Sukses

Selandia Baru Batal Terapkan Larangan Tembakau Pertama di Dunia

Pemerintahan koalisi baru yang terpilih pada Oktober menyatakan bahwa pencabutan undang-undang tersebut akan dilakukan pada Selasa karena situasi yang mendesak.

Liputan6.com, Wellington - Pemerintah Selandia Baru pada Selasa (27/2/2024) mengumumkan akan membatalkan undang-undang pertama di dunia yang melarang penjualan tembakau untuk generasi mendatang. Para peneliti dan aktivis memperingatkan risiko kematian orang sebagai akibat pencabutan regulasi itu.

Sedianya pemerintah Selandia Baru akan memberlakukan peraturan anti-tembakau yang paling ketat di dunia mulai Juli 2024. Aturan tersebut akan melarang penjualan tembakau kepada pembeli yang lahir setelah 1 Januari 2009, mengurangi kadar nikotin dalam produk tembakau yang dihisap, serta mengurangi jumlah pengecer tembakau sebanyak lebih dari 90 persen. Demikian seperti dilansir VOA Indonesia, Rabu (28/2).

Pemerintahan koalisi baru yang terpilih pada Oktober menyatakan bahwa pencabutan undang-undang tersebut akan dilakukan pada Selasa karena situasi yang mendesak. Hal itu memungkinkan mereka untuk membatalkan regulasi tersebut tanpa meminta masukan dari publik, sesuai dengan rencana yang telah diumumkan sebelumnya.

2 dari 3 halaman

Tuai Perdebatan

Menurut Menteri Kesehatan Casey Costello, pemerintah koalisi berkomitmen untuk mengurangi prevalensi merokok. Namun, mereka mengadopsi pendekatan peraturan yang berbeda untuk mencegah kebiasaan merokok dan mengurangi dampak negatifnya.

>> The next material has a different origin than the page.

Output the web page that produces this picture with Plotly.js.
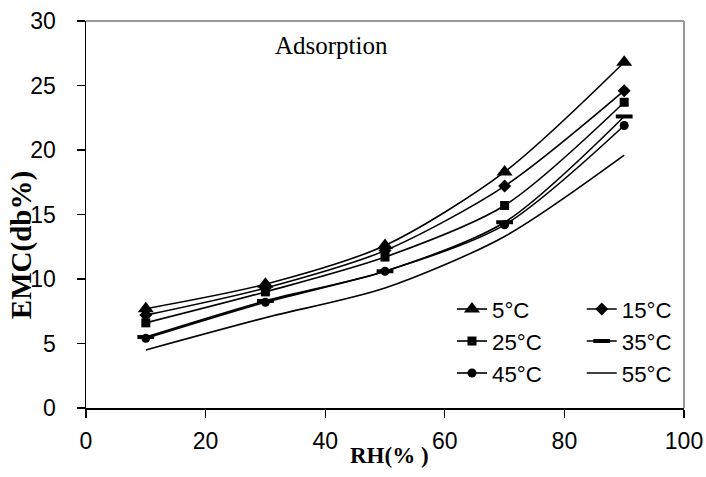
<!DOCTYPE html>
<html>
<head>
<meta charset="utf-8">
<script src="https://cdn.plot.ly/plotly-3.0.1.min.js"></script>
<style>
html,body{margin:0;padding:0;background:#fff;}
#chart{width:706px;height:477px;}
</style>
</head>
<body>
<div id="chart"></div>
<script>
// RH (%) values
var rh = [10, 30, 50, 70, 90];
// EMC (db%) per temperature
var emc5  = [7.7, 9.6, 12.6, 18.3, 26.8];
var emc15 = [7.2, 9.3, 12.2, 17.2, 24.6];
var emc25 = [6.6, 9.0, 11.7, 15.7, 23.7];
var emc35 = [5.5, 8.3, 10.6, 14.4, 22.6];
var emc45 = [5.4, 8.2, 10.6, 14.2, 21.9];
var emc55 = [4.5, 7.0, 9.3, 13.3, 19.6];
var seriesNames = ["5°C", "15°C", "25°C", "35°C", "45°C", "55°C"];
var xTicks = [0, 20, 40, 60, 80, 100];
var yTicks = [0, 5, 10, 15, 20, 25, 30];

var all = [emc5, emc15, emc25, emc35, emc45, emc55];
var symbols = ["triangle-up", "diamond", "square", "line-ew", "circle", null];
var sizes = [14, 10, 9, 12, 9, 0];
var legendOf = ["legend", "legend2", "legend", "legend2", "legend", "legend2"];

var traces = all.map(function (ys, i) {
  var t = {
    x: rh, y: ys, name: seriesNames[i], type: "scatter",
    mode: symbols[i] ? "lines+markers" : "lines",
    line: {color: "#000", width: 1.6, shape: "spline", smoothing: 0.8},
    legend: legendOf[i],
    legendgroup: "g" + i
  };
  if (symbols[i]) {
    t.marker = {symbol: symbols[i], size: sizes[i], color: "#000",
      line: {color: "#000", width: symbols[i] === "line-ew" ? 4 : 0}};
  }
  return t;
});

var tickFont = {family: "Liberation Sans, Arial, sans-serif", size: 23, color: "#000"};
var legendFont = {family: "Liberation Sans, Arial, sans-serif", size: 22.3, color: "#000"};
var serifBold = "Liberation Serif, Times New Roman, serif";

var layout = {
  width: 706, height: 477,
  margin: {l: 86, r: 22, t: 21, b: 69},
  paper_bgcolor: "#fff", plot_bgcolor: "#fff",
  showlegend: true,
  xaxis: {
    range: [0, 100], tickvals: xTicks, ticktext: xTicks.map(String),
    showgrid: false, zeroline: false, showline: true, linecolor: "#000", linewidth: 1.5,
    ticks: "outside", ticklen: 8, tickcolor: "#000", tickwidth: 1.2,
    tickfont: tickFont, ticklabelstandoff: 4
  },
  yaxis: {
    range: [0, 30], tickvals: yTicks, ticktext: yTicks.map(String),
    showgrid: false, zeroline: false, showline: true, linecolor: "#000", linewidth: 1.5,
    ticks: "outside", ticklen: 8, tickcolor: "#000", tickwidth: 1.2,
    tickfont: tickFont, ticklabelstandoff: 16
  },
  legend: {
    x: 0.612, y: 0.31, xanchor: "left", yanchor: "top",
    font: legendFont, bgcolor: "rgba(0,0,0,0)", traceorder: "grouped", tracegroupgap: 0,
    itemwidth: 30
  },
  legend2: {
    x: 0.829, y: 0.31, xanchor: "left", yanchor: "top",
    font: legendFont, bgcolor: "rgba(0,0,0,0)", traceorder: "grouped", tracegroupgap: 0,
    itemwidth: 30
  },
  shapes: [
    {type: "line", xref: "paper", yref: "paper", x0: 0, x1: 1, y0: 1, y1: 1, line: {color: "#999", width: 2}},
    {type: "line", xref: "paper", yref: "paper", x0: 1, x1: 1, y0: 0, y1: 1, line: {color: "#999", width: 2}}
  ],
  annotations: [
    {text: "Adsorption", xref: "paper", yref: "paper", x: 0.41, y: 0.937, showarrow: false,
     xanchor: "center", yanchor: "middle",
     font: {family: serifBold, size: 25, color: "#000"}},
    {text: "<b>EMC(db%)</b>", xref: "paper", yref: "paper", textangle: -90,
     x: (21 - 86) / 598, y: (408 - 245) / 387.3, showarrow: false,
     xanchor: "center", yanchor: "middle",
     font: {family: serifBold, size: 29, color: "#000"}},
    {text: "<b>RH(% )</b>", xref: "paper", yref: "paper",
     x: (389 - 86) / 598, y: (408 - 456) / 387.3, showarrow: false,
     xanchor: "center", yanchor: "middle",
     font: {family: serifBold, size: 23, color: "#000"}}
  ]
};

Plotly.newPlot("chart", traces, layout, {displayModeBar: false, staticPlot: true});
</script>
</body>
</html>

"Saya akan segera membawa rencana ke kabinet untuk meningkatkan aturan yang tersedia untuk membantu orang berhenti merokok," kata Costello, seraya menambahkan bahwa peraturan tentang vaping juga akan diperketat untuk membatasi penggunaannya bagi generasi muda.

Putusan itu juga diperdebatkan karena khawatir bahwa hal itu dapat memiliki dampak yang lebih besar pada komunitas Maori dan Pasifika, mengingat tingkat merokok yang lebih tinggi di kalangan kelompok tersebut.

3 dari 3 halaman

Dampak Negatif

Menurut peneliti dari Universitas Otago, Janet Hoek, tindakan ini tidak sesuai dengan bukti penelitian yang kuat, mengabaikan tindakan-tindakan yang sangat didukung oleh pemimpin Maori dan berpotensi memperlebar kesenjangan kesehatan.

"Studi klinis skala besar dan studi pemodelan menunjukkan bahwa undang-undang tersebut akan dengan cepat meningkatkan tingkat berhenti merokok di kalangan perokok dan membuatnya jauh lebih sulit bagi pemuda untuk mulai merokok," kata Hoek, salah satu direktur kelompok yang mempelajari cara-cara untuk mengurangi kebiasaan merokok.